El camión grúa transportó los tres coches uno a uno y el nuestro fue el último. Sumidos en un estado de contención nerviosa, recorrimos a paso de tortuga cerca de un kilómetro de carretera inundada.

Carretera 1
Todo fue relativamente bien hasta que de pronto el conductor paró el camión unos metros antes del puente del río. La corriente era tal que estaba levantando el asfalto y delante de nosotros podíamos ver como se había hecho un agujero en la parte derecha de la carretera. Nos quedamos en silencio. Yo pensé que de ahí no salíamos y me preguntaba por qué narices le habíamos hecho caso al loco del alemán. Tras unos segundos eternos, el conductor reculó unos metros, se dirigió hacia el lado izquierdo de la calzada y aceleró con ímpetu. La grúa avanzó dando botes y rascó con los bajos en el fracturado pavimento, pero el conductor no perdió los nervios y consiguió vadear la zona con éxito.
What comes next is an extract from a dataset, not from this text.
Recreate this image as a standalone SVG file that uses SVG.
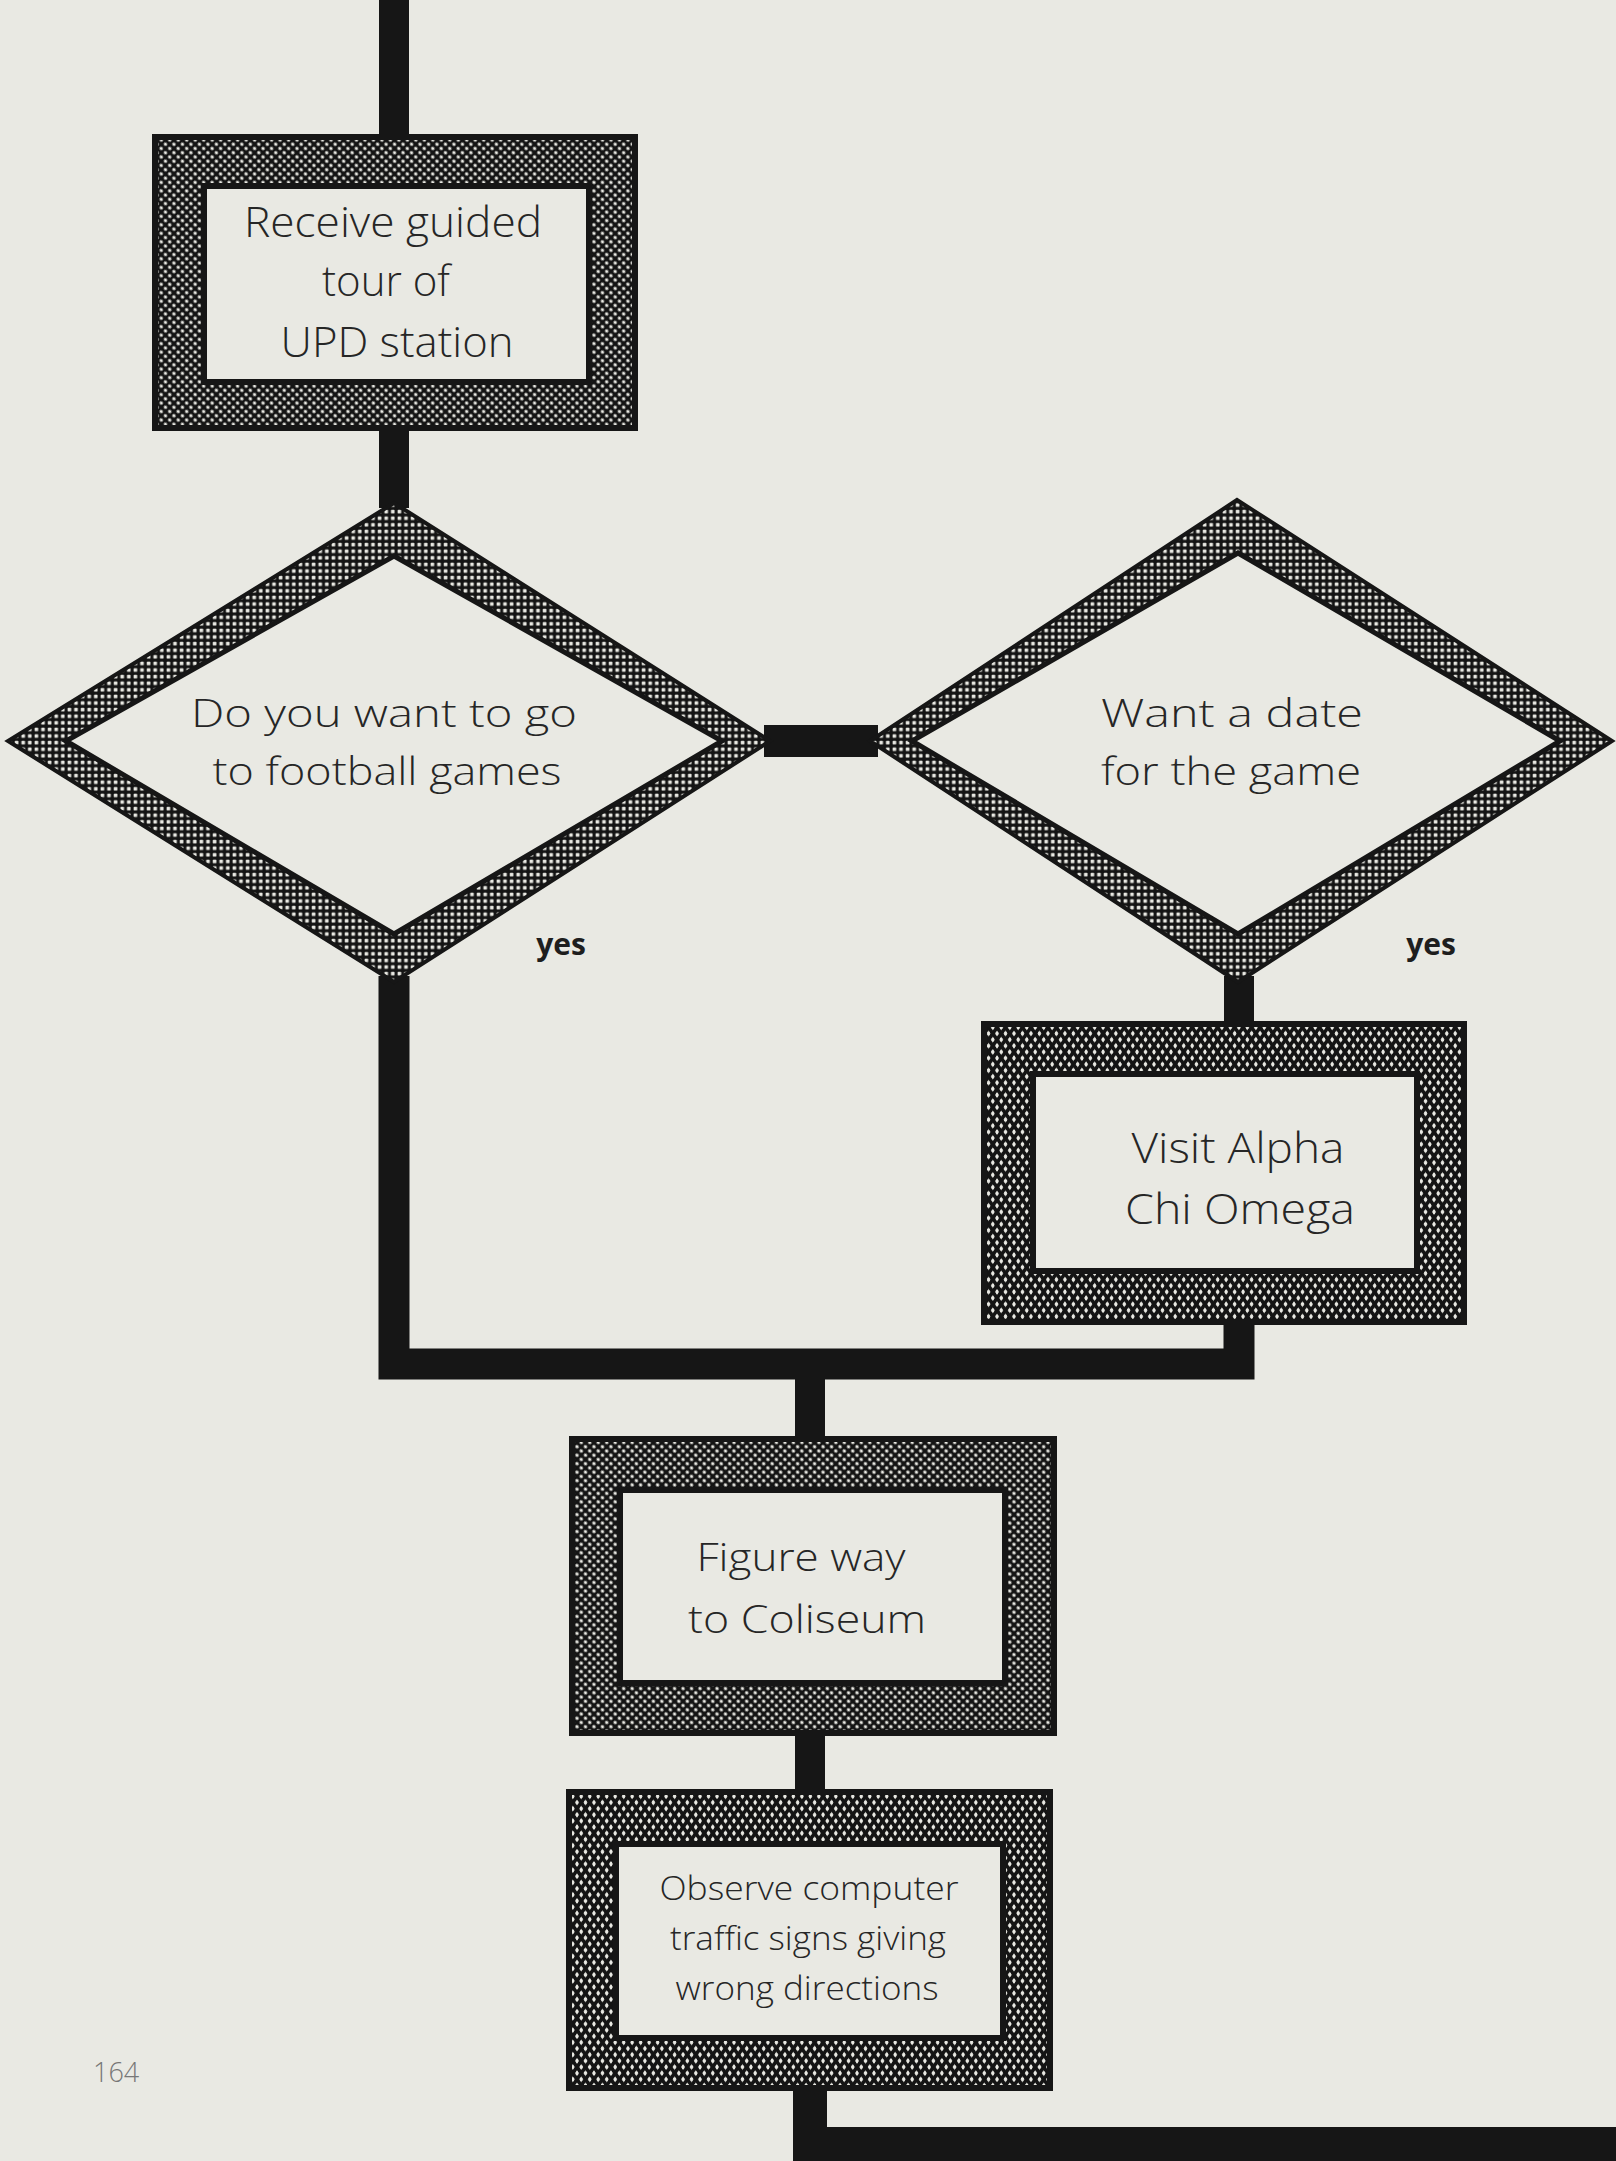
<svg xmlns="http://www.w3.org/2000/svg" width="1616" height="2161" viewBox="0 0 1616 2161">
<defs>
<pattern id="mesh" width="6" height="6" patternUnits="userSpaceOnUse" patternTransform="rotate(45)">
<rect width="6" height="6" fill="#141414"/>
<rect x="1.4" y="1.4" width="3.2" height="3.2" rx="1.1" fill="#e9e9e3"/>
</pattern>
<pattern id="meshV" width="6" height="6" patternUnits="userSpaceOnUse" patternTransform="scale(1,1.45) rotate(45)">
<rect width="6" height="6" fill="#141414"/>
<rect x="1.5" y="1.5" width="3" height="3" rx="1" fill="#e9e9e3"/>
</pattern>
<pattern id="grid" width="6.6" height="6.6" patternUnits="userSpaceOnUse">
<rect width="6.6" height="6.6" fill="#141414"/>
<rect x="1.6" y="1.6" width="3.6" height="3.6" rx="0.8" fill="#e9e9e3"/>
</pattern>
<style>
.bg{fill:#e9e9e3}
.frame{stroke:#161616;stroke-width:6}
.face{fill:#e9e9e3;stroke:#161616;stroke-width:6}
.dframe{stroke:#161616;stroke-width:4;stroke-linejoin:miter}
.dface{fill:#e9e9e3;stroke:#161616;stroke-width:5;stroke-linejoin:miter}
.conn{fill:none;stroke:#161616;stroke-linejoin:miter;stroke-linecap:butt}
.t{font-family:"Open Sans","Liberation Sans",sans-serif;font-weight:300;fill:#262626;text-anchor:middle}
.yes{font-family:"Open Sans","Liberation Sans",sans-serif;font-weight:700;fill:#1e1e1e;text-anchor:middle;font-size:30px}
.pg{font-family:"Open Sans","Liberation Sans",sans-serif;font-weight:300;fill:#777;font-size:27px}
</style>
</defs>
<rect class="bg" x="0" y="0" width="1616" height="2161"/>

<g id="connectors">
<path class="conn" stroke-width="30" d="M394,0 V140"/>
<path class="conn" stroke-width="30" d="M394,426 V508"/>
<path class="conn" stroke-width="32" d="M764,741 H878"/>
<path class="conn" stroke-width="31" d="M394,976 V1364 H1239 V1320"/>
<path class="conn" stroke-width="30" d="M1239,976 V1026"/>
<path class="conn" stroke-width="30" d="M810,1364 V1441"/>
<path class="conn" stroke-width="30" d="M810,1731 V1794"/>
<path class="conn" stroke-width="34" d="M810,2086 V2144 H1616"/>
</g>

<g id="node-receive-tour">
<rect class="frame" fill="url(#mesh)" x="155" y="137" width="480" height="291"/>
<rect class="face" x="204" y="186" width="385" height="196"/>
<text class="t" font-size="42" x="393" y="237" textLength="298" lengthAdjust="spacingAndGlyphs">Receive guided</text>
<text class="t" font-size="42" x="386" y="296">tour of</text>
<text class="t" font-size="42" x="397" y="357" textLength="233" lengthAdjust="spacingAndGlyphs">UPD station</text>
</g>

<g id="node-football">
<polygon class="dframe" fill="url(#grid)" points="394,503 770,741 394,982 8,741"/>
<polygon class="dface" points="394,556 722,741 394,934 66,741"/>
<text class="t" font-size="39" x="384" y="727" textLength="386" lengthAdjust="spacingAndGlyphs">Do you want to go</text>
<text class="t" font-size="39" x="387" y="785" textLength="349" lengthAdjust="spacingAndGlyphs">to football games</text>
</g>

<g id="node-date">
<polygon class="dframe" fill="url(#grid)" points="1237,500 1612,741 1238,982 870,741"/>
<polygon class="dface" points="1238,553 1560,741 1238,934 912,741"/>
<text class="t" font-size="39" x="1232" y="727" textLength="262" lengthAdjust="spacingAndGlyphs">Want a date</text>
<text class="t" font-size="39" x="1231" y="785" textLength="260" lengthAdjust="spacingAndGlyphs">for the game</text>
</g>

<g id="labels">
<text class="yes" x="561" y="955">yes</text>
<text class="yes" x="1431" y="955">yes</text>
</g>

<g id="node-alpha-chi">
<rect class="frame" fill="url(#meshV)" x="984" y="1024" width="480" height="298"/>
<rect class="face" x="1033" y="1074" width="384" height="197"/>
<text class="t" font-size="42" x="1238" y="1163" textLength="213" lengthAdjust="spacingAndGlyphs">Visit Alpha</text>
<text class="t" font-size="42" x="1240" y="1224" textLength="230" lengthAdjust="spacingAndGlyphs">Chi Omega</text>
</g>

<g id="node-coliseum">
<rect class="frame" fill="url(#mesh)" x="572" y="1439" width="482" height="294"/>
<rect class="face" x="620" y="1490" width="385" height="193"/>
<text class="t" font-size="38" x="801" y="1571" textLength="209" lengthAdjust="spacingAndGlyphs">Figure way</text>
<text class="t" font-size="38" x="807" y="1633" textLength="238" lengthAdjust="spacingAndGlyphs">to Coliseum</text>
</g>

<g id="node-traffic-signs">
<rect class="frame" fill="url(#meshV)" x="569" y="1792" width="481" height="296"/>
<rect class="face" x="616" y="1844" width="387" height="194"/>
<text class="t" font-size="33" x="809" y="1900" textLength="299" lengthAdjust="spacingAndGlyphs">Observe computer</text>
<text class="t" font-size="33" x="808" y="1950" textLength="276" lengthAdjust="spacingAndGlyphs">traffic signs giving</text>
<text class="t" font-size="33" x="807" y="2000" textLength="263" lengthAdjust="spacingAndGlyphs">wrong directions</text>
</g>

<text class="pg" x="93" y="2082">164</text>
</svg>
Todos gritamos de alegría al ver que habíamos logrado pasar.

Carretera 2
El camión se volvió al pueblo rápidamente antes de que el asfalto se desintegrara por completo. A partir de ahí dependíamos únicamente de nosotros, y hasta la autopista todavía nos quedaban por delante unos largos kilómetros llenos de incertidumbre. Si nos encontrábamos con otro desbordamiento como ese, no podríamos dar marcha atrás. Todo ese tramo se nos hizo interminable y cada vez que divisábamos algún charco en nuestro camino se nos hacía un nudo en el estómago.

Por fortuna, todo fue sobre ruedas y conseguimos alcanzar la autopista sin más contratiempos. Cuando paramos en un área de servicio para despedirnos, me dieron unas ganas enormes de darle un beso a nuestro perseverante amigo Klaus, porque sólo gracias a su gran determinación y pertinaz constancia consiguió encontrar la manera de sacarnos de allí. Si hubiera sido por nosotros, habríamos acabado quedándonos atrapados en Jabiru durante dos semanas, que fue el tiempo que finalmente el pueblo estuvo incomunicado.